Les solutions existent, mais pas la volonté politique. Pour revigorer notre démocratie morbide, nous devons introduire trois mesures dans notre Constitution. Elles sont d'une simplicité déconcertante et d'une efficacité redoutable, pour tous ceux qui voudraient garder le statu quo afin de pouvoir bloquer la situation quand le vent devient trop défavorable.

 1  Infliger une « amende journalière » aux parlementaires pour éviter l'autoprorogation du mandat du pouvoir législatif (parlement) 


Il faudrait commencer par interdire l'autoprorogation, sauf si le Liban est officiellement en état d'urgence ou dans un état de guerre actif. Afin de bien dissuader les vaillants représentants de la nation de passer à l'acte, toute autoprorogation du mandat parlementaire ne doit plus être rémunérée. C'est la seule garantie pour le peuple libanais de s'assurer que l'autoprorogation exceptionnelle sera la plus courte possible. Dans ce but, il est clair qu'il faut même aller au-delà, en infligeant une amende conséquente aux députés par jour d'autoprorogation. Et vous verrez si la prochaine autoprorogation parlementaire durera 5 ans comme la dernière fois!

 2  Imposer aux d éputés le principe du « conclave présidentiel » pour éviter toute vacance du pouvoir présidentiel (présidence)


En effet, nous devons enfermer les parlementaires place de l'Etoile comme les cardinaux dans la chapelle Sixtine au Vatican! C'est un procédé qui fonctionne à merveille depuis des centaines d'années. Afin de rendre la vacance impossible ou la plus courte possible, les députés libanais ne doivent plus être rémunérés tant que durera la vacance présidentielle. Nous devons introduire là aussi, le principe d'une amende par jour de vacance présidentielle. Et vous verrez si la prochaine vacance présidentielle durera 122 semaines comme la dernière fois!

 3  Adopter le principe du « tirage au sort » dans l'attribution des ministères pour éviter l'enlisement dans la formation du pouvoir exécutif (gouvernement)


C'est le cœur du problème. L'attribution des ministères par tirage au sort se fera ainsi loin des interminables marchandages communautaires. Par ailleurs, il faudrait interdire le cumul de mandat député-ministre (une arnaque démocratique car on ne peut pas être juge et parti, assumant ces deux fonctions convenablement), décréter qu'un président issu d'un parti politique ne doit pas avoir une part ministérielle (celle-ci se confond avec celle de son parti) et surtout, institutionnaliser la norme 1 ministre pour 8 députés (tant que nous restons avec 128 parlementaires), avec un gouvernement de 16 ministres tout au plus (les députés indépendants devront donc se réunir pour obtenir un ministre de leur choix). Et vous verrez si le prochain enlisement gouvernemental durera 240 jours comme la dernière fois!

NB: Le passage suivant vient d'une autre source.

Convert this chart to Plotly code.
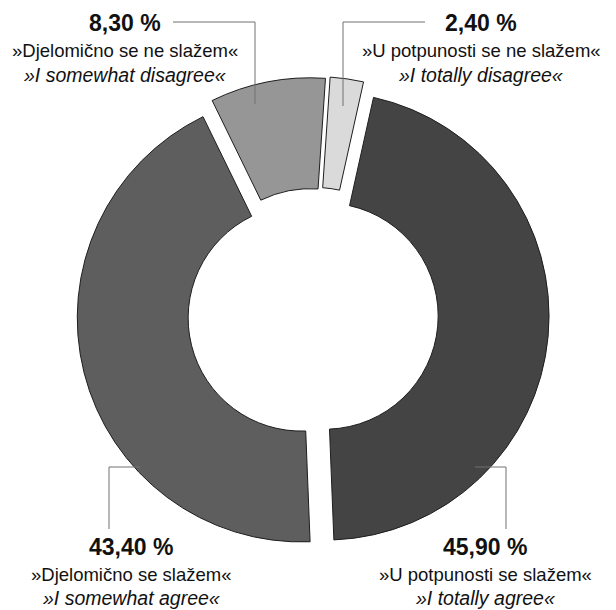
import plotly.graph_objects as go

# slices, clockwise from the top
values = [45.9, 43.4, 8.3, 2.4]
value_labels = ["45,90 %", "43,40 %", "8,30 %", "2,40 %"]
labels_hr = ["»U potpunosti se slažem«", "»Djelomično se slažem«",
             "»Djelomično se ne slažem«", "»U potpunosti se ne slažem«"]
labels_en = ["»I totally agree«", "»I somewhat agree«",
             "»I somewhat disagree«", "»I totally disagree«"]
colors = ["#444444", "#5e5e5e", "#969696", "#dadada"]

W, H = 616, 610
FONT = "Liberation Sans, Arial, sans-serif"
LINE = "#707070"

# donut geometry in pixels
cx, cy, R = 313, 315, 224
pulls = [0.054, 0.054, 0.06, 0.065]
half = R * (1 + max(pulls))

fig = go.Figure()

fig.add_trace(go.Pie(
    values=values,
    labels=labels_en,
    sort=False,
    direction="clockwise",
    rotation=12.5,
    hole=0.505,
    pull=pulls,
    marker=dict(colors=colors, line=dict(color="#1e1e1e", width=1)),
    textinfo="none",
    hoverinfo="label+value",
    showlegend=False,
    domain=dict(x=[(cx - half) / W, (cx + half) / W],
                y=[(H - cy - half) / H, (H - cy + half) / H]),
))

# label blocks: x centre and y of each of the three lines
label_x = [485, 131, 125, 481]
label_y = [[547, 574, 598], [547, 574, 598], [23, 50, 75], [23, 50, 75]]
for x, ys, v, hr, en in zip(label_x, label_y, value_labels, labels_hr, labels_en):
    fig.add_annotation(x=x, y=ys[0], text=f"<b>{v}</b>", showarrow=False,
                       font=dict(family=FONT, size=23, color="#111"))
    fig.add_annotation(x=x, y=ys[1], text=hr, showarrow=False,
                       font=dict(family=FONT, size=18.5, color="#111"))
    fig.add_annotation(x=x, y=ys[2], text=f"<i>{en}</i>", showarrow=False,
                       font=dict(family=FONT, size=19.5, color="#111"))

# elbow leader lines
leaders = [
    [(475, 467), (506, 467), (506, 529)],
    [(140, 467), (109, 467), (109, 529)],
    [(173, 22), (255, 22), (255, 104)],
    [(425, 22), (343, 22), (343, 106)],
]
for pts in leaders:
    for (x0, y0), (x1, y1) in zip(pts[:-1], pts[1:]):
        fig.add_shape(type="line", x0=x0, y0=y0, x1=x1, y1=y1,
                      xref="x", yref="y", line=dict(color=LINE, width=1))

# arrow heads
heads_x = [471, 144, 255, 343]
heads_y = [467, 467, 110, 111]
heads_sym = ["triangle-left", "triangle-right", "triangle-down", "triangle-down"]
fig.add_trace(go.Scatter(
    x=heads_x, y=heads_y, mode="markers",
    marker=dict(symbol=heads_sym, size=13, color="#111"),
    hoverinfo="skip", showlegend=False,
))

fig.update_layout(
    width=W, height=H,
    margin=dict(l=0, r=0, t=0, b=0),
    paper_bgcolor="white", plot_bgcolor="rgba(0,0,0,0)",
    xaxis=dict(range=[0, W], visible=False, domain=[0, 1], fixedrange=True),
    yaxis=dict(range=[H, 0], visible=False, domain=[0, 1], fixedrange=True),
)

fig.write_html("out.html", config={"displayModeBar": False},
               post_script="document.body.style.margin='0';")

• Avec une démocratie morbide, il n'y aura jamais d'économie prospère


Alors, qu'est-ce qu'on peut escompter du nouveau gouvernement de Saad Hariri qui présente, avant même de se mettre en ordre de bataille, pas moins de 15 défauts de fabrication, dont ceux d'être pour deux tiers hezbollahi-compatible et pro-Assad, d'avoir accordé la majorité relative aux ex-8Mars, d'offrir le tiers de blocage au CPL, de confier le secteur électrique pour la 12e année consécutive au duo Aoun-Bassil et de n'octroyer à des femmes que 4 ministères sur 30? Nous sommes nombreux à se le demander.

Et pourtant, une chose est sûre, notre économie ne décollera pas vraiment avec des institutions morbides et des crises politiques interminables et à répétition. Le Conseil des ministres doit impérativement entamer une triple réforme pour remédier aux trois défauts majeurs de notre démocratie et libérer la République libanaise du marchandage communautaire de ses enfants : les vacances présidentielles, les autoprorogations du mandat parlementaire et l'enlisement dans la formation des gouvernements.

C'est le bon fonctionnement des institutions qui permettra aux citoyens libanais du Liban et de la diaspora, de croire et d'avoir de l'espoir dans le pays du Cèdre, et aux pays arabes et occidentaux, citoyens et dirigeants, d'accorder leur confiance et surtout leur argent, au chef du gouvernement, Saad Hariri, et aux 29 ministres désignés.